Without the pictures, please reproduce only the lines from the one with "Clone this chart in matplotlib." through the one with "ax = fig.add_axes([left, bottom, right", both included.

(Stored dataset items)
— BEGIN —

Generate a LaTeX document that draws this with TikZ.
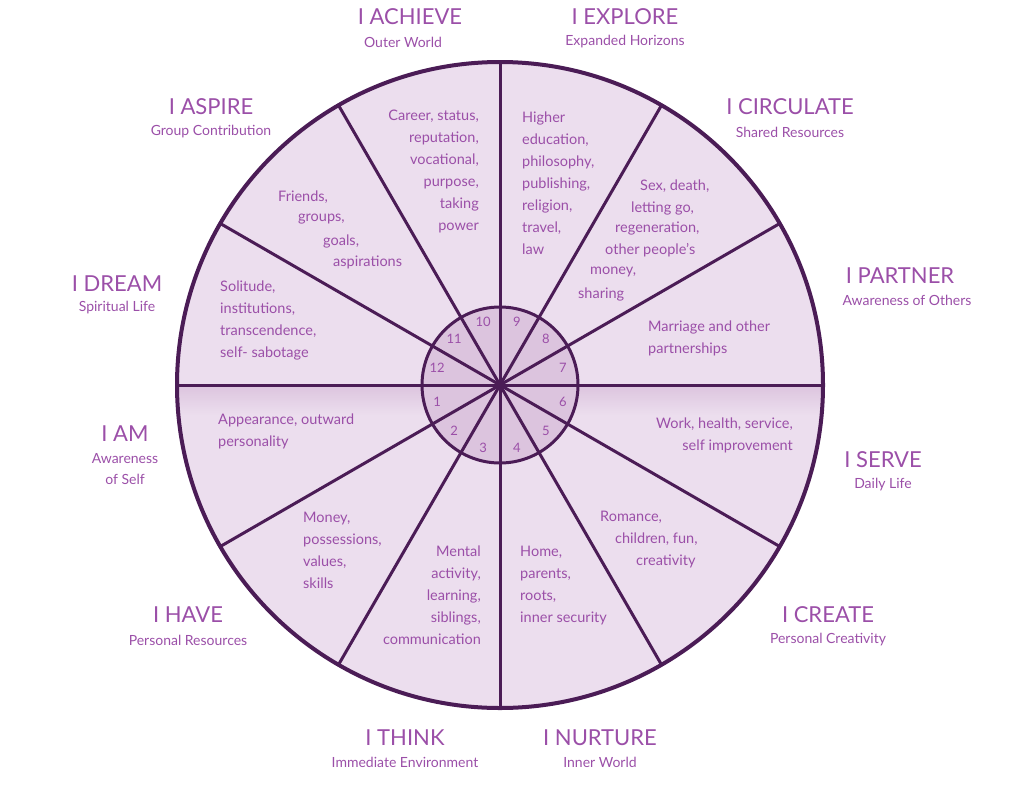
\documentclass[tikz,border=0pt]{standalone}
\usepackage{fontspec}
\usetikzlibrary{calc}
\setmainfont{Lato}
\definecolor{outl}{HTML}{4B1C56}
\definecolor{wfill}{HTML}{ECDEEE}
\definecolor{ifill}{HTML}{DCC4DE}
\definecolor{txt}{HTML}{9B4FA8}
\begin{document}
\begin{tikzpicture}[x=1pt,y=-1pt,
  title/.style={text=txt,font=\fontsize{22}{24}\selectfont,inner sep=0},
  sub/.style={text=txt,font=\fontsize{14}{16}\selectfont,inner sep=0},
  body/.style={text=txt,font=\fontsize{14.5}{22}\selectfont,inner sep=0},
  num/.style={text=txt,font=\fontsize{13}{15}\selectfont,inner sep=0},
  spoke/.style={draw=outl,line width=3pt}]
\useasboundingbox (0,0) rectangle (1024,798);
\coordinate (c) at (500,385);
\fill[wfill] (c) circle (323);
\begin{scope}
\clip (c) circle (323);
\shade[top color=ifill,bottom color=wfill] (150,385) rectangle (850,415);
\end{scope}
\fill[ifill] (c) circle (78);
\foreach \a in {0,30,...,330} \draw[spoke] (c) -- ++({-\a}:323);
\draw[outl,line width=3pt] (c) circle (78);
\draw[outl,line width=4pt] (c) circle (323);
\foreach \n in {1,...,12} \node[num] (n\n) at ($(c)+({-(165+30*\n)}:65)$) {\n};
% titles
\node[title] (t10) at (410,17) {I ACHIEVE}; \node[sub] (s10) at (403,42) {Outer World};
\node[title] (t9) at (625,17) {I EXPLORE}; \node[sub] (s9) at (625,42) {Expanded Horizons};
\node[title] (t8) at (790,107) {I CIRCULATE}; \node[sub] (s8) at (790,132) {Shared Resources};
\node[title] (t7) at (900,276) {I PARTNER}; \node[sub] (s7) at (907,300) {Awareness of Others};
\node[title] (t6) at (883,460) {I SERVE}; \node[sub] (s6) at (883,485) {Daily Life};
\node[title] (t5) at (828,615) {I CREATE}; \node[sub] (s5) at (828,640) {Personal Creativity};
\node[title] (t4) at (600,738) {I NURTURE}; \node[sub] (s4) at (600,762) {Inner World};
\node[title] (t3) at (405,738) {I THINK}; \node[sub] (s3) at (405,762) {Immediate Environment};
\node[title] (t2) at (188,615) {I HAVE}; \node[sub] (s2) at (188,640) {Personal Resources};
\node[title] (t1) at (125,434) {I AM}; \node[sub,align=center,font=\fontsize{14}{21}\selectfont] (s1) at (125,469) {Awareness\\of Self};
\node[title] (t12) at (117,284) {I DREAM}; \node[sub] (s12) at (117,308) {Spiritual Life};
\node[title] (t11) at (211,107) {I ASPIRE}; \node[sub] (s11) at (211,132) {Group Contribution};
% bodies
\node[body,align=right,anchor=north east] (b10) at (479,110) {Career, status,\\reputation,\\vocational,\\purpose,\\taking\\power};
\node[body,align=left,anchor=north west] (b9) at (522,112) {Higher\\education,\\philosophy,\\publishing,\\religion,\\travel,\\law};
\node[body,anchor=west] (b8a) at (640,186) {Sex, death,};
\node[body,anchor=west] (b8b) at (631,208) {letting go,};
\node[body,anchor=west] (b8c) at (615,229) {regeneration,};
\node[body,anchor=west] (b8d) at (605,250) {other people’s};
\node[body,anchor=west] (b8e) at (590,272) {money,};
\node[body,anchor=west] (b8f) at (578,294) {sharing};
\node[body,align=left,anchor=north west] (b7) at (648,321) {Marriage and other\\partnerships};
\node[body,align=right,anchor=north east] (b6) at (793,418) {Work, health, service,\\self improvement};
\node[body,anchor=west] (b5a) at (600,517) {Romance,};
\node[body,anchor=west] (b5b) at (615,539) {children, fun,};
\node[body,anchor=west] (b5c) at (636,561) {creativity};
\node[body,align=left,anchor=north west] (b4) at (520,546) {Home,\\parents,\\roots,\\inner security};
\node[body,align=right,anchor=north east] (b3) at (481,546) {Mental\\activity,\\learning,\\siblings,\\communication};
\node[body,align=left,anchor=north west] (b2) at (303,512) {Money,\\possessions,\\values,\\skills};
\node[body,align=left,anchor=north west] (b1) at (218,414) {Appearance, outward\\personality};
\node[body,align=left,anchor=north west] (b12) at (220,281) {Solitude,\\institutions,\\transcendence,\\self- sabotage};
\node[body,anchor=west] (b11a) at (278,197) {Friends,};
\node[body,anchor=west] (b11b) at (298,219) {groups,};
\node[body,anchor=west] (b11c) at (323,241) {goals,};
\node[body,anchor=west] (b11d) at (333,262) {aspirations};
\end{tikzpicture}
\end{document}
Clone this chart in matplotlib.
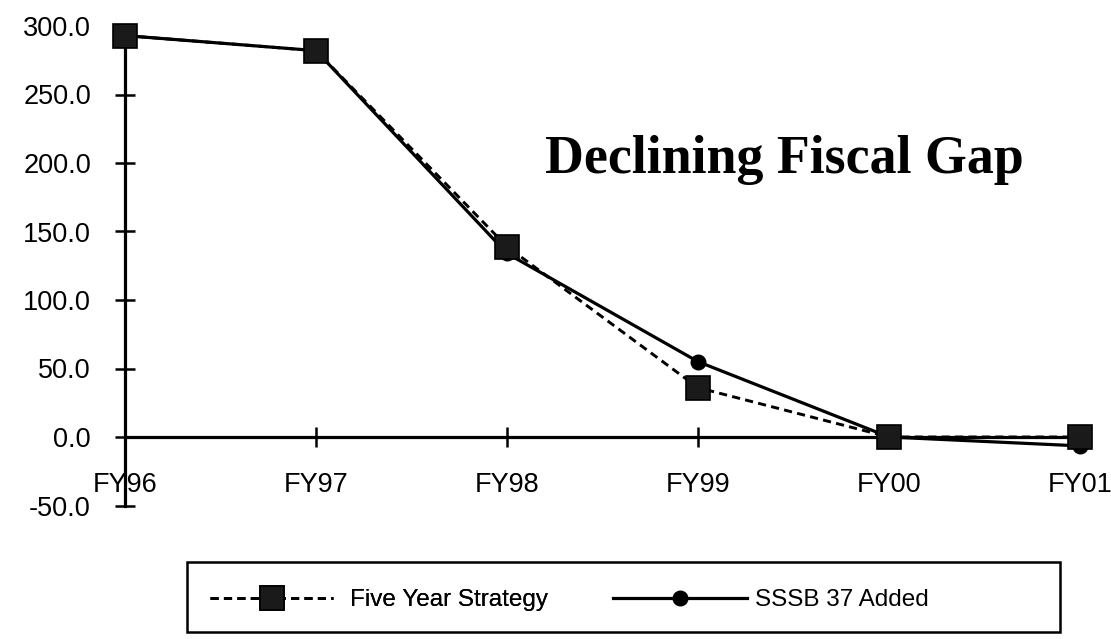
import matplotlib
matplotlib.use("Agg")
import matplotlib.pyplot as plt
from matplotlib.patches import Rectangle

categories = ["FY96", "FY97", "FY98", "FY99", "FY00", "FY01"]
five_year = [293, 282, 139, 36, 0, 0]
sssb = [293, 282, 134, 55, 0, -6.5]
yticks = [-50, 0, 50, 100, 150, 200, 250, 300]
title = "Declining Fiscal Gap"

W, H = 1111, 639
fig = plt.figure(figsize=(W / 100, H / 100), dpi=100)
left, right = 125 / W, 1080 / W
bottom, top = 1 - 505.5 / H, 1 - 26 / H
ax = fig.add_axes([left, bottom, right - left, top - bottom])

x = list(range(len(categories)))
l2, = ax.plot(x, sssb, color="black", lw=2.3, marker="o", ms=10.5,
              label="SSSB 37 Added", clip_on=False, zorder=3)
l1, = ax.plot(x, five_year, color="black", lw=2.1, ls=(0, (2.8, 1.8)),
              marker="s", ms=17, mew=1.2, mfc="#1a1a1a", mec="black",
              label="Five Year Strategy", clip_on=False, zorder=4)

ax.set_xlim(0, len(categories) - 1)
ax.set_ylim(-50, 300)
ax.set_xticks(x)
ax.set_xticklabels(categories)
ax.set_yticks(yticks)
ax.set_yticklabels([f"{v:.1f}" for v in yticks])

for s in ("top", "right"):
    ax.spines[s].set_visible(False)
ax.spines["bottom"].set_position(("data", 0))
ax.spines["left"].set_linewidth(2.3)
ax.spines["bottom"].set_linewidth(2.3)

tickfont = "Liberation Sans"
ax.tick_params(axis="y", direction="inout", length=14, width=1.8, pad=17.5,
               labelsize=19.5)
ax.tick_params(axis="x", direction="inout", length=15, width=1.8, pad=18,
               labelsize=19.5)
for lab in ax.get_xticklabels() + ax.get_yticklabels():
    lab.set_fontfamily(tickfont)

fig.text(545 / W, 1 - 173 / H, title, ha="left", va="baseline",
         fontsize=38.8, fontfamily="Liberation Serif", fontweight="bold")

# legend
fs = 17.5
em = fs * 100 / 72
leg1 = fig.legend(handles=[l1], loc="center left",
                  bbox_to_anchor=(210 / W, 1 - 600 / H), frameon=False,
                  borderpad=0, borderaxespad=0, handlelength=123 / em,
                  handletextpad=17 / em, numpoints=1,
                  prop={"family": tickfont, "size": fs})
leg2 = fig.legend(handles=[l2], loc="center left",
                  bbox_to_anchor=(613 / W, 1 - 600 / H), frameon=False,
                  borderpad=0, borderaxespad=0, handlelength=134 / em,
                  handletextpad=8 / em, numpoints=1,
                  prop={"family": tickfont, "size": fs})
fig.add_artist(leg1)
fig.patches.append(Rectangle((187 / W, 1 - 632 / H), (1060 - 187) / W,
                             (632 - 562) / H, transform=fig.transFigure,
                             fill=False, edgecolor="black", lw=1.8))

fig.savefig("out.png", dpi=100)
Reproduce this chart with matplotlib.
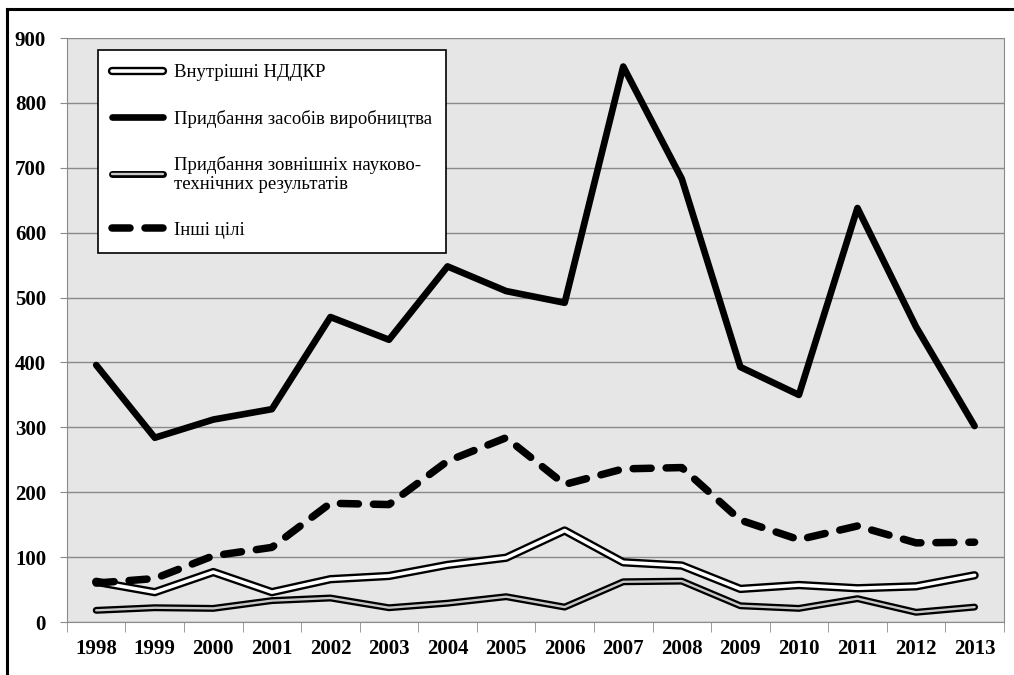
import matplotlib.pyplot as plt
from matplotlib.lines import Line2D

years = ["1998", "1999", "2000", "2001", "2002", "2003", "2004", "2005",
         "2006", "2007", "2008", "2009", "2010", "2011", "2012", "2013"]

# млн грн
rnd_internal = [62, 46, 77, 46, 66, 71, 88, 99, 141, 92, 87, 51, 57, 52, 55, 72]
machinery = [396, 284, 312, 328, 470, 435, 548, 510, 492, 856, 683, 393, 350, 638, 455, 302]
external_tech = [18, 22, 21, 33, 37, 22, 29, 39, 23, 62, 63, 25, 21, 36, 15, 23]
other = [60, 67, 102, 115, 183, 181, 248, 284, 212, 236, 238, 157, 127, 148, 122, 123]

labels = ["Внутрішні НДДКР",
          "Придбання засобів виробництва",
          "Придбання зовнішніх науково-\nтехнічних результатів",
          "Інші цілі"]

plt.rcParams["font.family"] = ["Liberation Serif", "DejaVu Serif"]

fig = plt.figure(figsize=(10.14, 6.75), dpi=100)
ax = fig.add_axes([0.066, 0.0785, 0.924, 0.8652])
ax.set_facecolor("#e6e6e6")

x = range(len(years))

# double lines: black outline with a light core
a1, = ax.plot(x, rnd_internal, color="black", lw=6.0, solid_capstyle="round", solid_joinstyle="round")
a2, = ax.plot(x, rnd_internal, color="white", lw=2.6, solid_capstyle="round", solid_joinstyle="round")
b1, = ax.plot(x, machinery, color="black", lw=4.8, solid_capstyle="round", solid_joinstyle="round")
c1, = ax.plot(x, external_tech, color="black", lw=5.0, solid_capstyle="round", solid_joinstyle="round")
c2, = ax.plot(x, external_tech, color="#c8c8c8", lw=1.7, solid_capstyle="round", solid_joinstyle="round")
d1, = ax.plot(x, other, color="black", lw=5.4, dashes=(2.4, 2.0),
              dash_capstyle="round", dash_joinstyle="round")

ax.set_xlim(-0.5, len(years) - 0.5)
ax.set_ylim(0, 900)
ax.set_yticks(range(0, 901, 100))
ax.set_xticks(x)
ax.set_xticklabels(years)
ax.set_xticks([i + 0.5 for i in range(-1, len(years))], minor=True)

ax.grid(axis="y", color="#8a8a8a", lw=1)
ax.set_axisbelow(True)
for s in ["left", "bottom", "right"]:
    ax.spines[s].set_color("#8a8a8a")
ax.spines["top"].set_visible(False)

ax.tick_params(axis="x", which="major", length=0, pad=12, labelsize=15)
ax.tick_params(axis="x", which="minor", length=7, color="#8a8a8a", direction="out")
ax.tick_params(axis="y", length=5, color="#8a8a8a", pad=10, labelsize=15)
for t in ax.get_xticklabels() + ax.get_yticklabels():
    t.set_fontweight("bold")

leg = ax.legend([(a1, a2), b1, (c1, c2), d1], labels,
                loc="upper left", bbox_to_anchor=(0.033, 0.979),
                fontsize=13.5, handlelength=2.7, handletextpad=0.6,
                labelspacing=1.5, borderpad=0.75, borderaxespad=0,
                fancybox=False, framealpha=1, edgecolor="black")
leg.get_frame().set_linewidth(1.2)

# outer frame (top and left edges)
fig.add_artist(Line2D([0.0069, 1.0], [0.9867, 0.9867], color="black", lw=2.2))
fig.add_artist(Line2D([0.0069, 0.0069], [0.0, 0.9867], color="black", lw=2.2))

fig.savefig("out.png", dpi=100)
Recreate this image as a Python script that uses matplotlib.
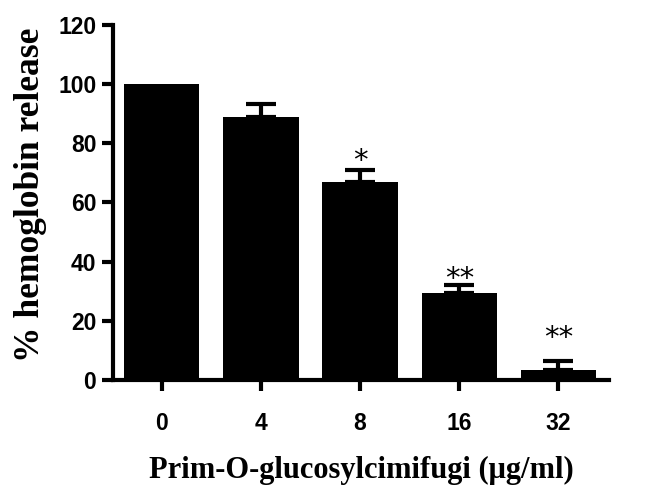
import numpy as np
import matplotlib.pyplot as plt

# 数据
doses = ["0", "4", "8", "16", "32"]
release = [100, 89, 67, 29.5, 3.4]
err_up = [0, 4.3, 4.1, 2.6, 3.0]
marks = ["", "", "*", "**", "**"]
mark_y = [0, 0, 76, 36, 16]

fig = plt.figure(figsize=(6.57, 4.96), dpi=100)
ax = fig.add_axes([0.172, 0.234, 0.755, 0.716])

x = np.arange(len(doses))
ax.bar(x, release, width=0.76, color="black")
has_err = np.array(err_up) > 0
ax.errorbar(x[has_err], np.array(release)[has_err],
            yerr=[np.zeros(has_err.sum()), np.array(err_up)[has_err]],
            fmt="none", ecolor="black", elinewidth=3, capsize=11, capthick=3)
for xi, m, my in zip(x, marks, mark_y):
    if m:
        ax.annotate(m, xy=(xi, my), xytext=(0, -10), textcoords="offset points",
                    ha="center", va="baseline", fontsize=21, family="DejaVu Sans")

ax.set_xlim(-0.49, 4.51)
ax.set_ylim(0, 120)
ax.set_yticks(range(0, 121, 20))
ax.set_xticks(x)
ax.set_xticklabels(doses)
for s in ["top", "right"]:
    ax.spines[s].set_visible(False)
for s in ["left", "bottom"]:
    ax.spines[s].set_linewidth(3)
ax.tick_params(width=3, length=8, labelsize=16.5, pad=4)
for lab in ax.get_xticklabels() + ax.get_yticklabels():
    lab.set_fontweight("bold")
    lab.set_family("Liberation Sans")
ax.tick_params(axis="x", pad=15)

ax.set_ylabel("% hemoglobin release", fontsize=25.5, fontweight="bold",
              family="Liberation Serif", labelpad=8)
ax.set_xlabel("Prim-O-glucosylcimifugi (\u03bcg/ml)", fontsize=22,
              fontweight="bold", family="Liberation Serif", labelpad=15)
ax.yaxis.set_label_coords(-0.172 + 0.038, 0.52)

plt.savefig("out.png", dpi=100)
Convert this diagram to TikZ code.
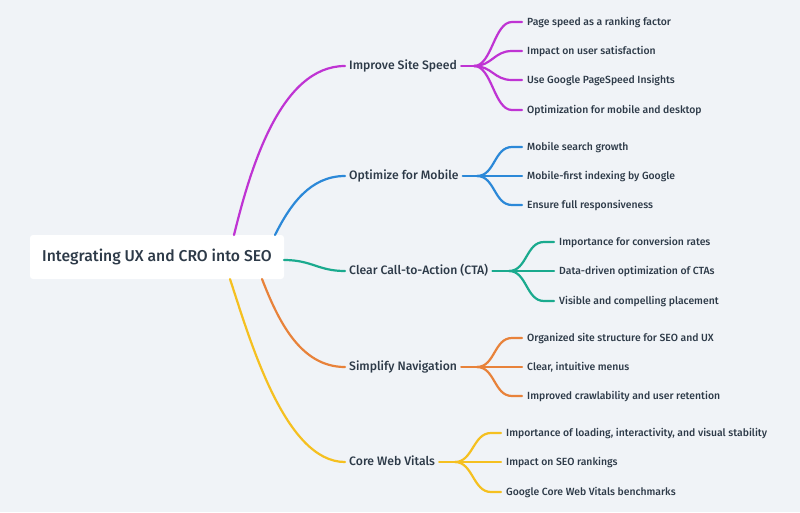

— END —

--- Output below ---
Clone this chart in matplotlib.
import matplotlib
matplotlib.use("Agg")
import matplotlib.pyplot as plt
from matplotlib.patches import Rectangle

categories = ["FY96", "FY97", "FY98", "FY99", "FY00", "FY01"]
five_year = [293, 282, 139, 36, 0, 0]
sssb = [293, 282, 134, 55, 0, -6.5]
yticks = [-50, 0, 50, 100, 150, 200, 250, 300]
title = "Declining Fiscal Gap"

W, H = 1111, 639
fig = plt.figure(figsize=(W / 100, H / 100), dpi=100)
left, right = 125 / W, 1080 / W
bottom, top = 1 - 505.5 / H, 1 - 26 / H
ax = fig.add_axes([left, bottom, right - left, top - bottom])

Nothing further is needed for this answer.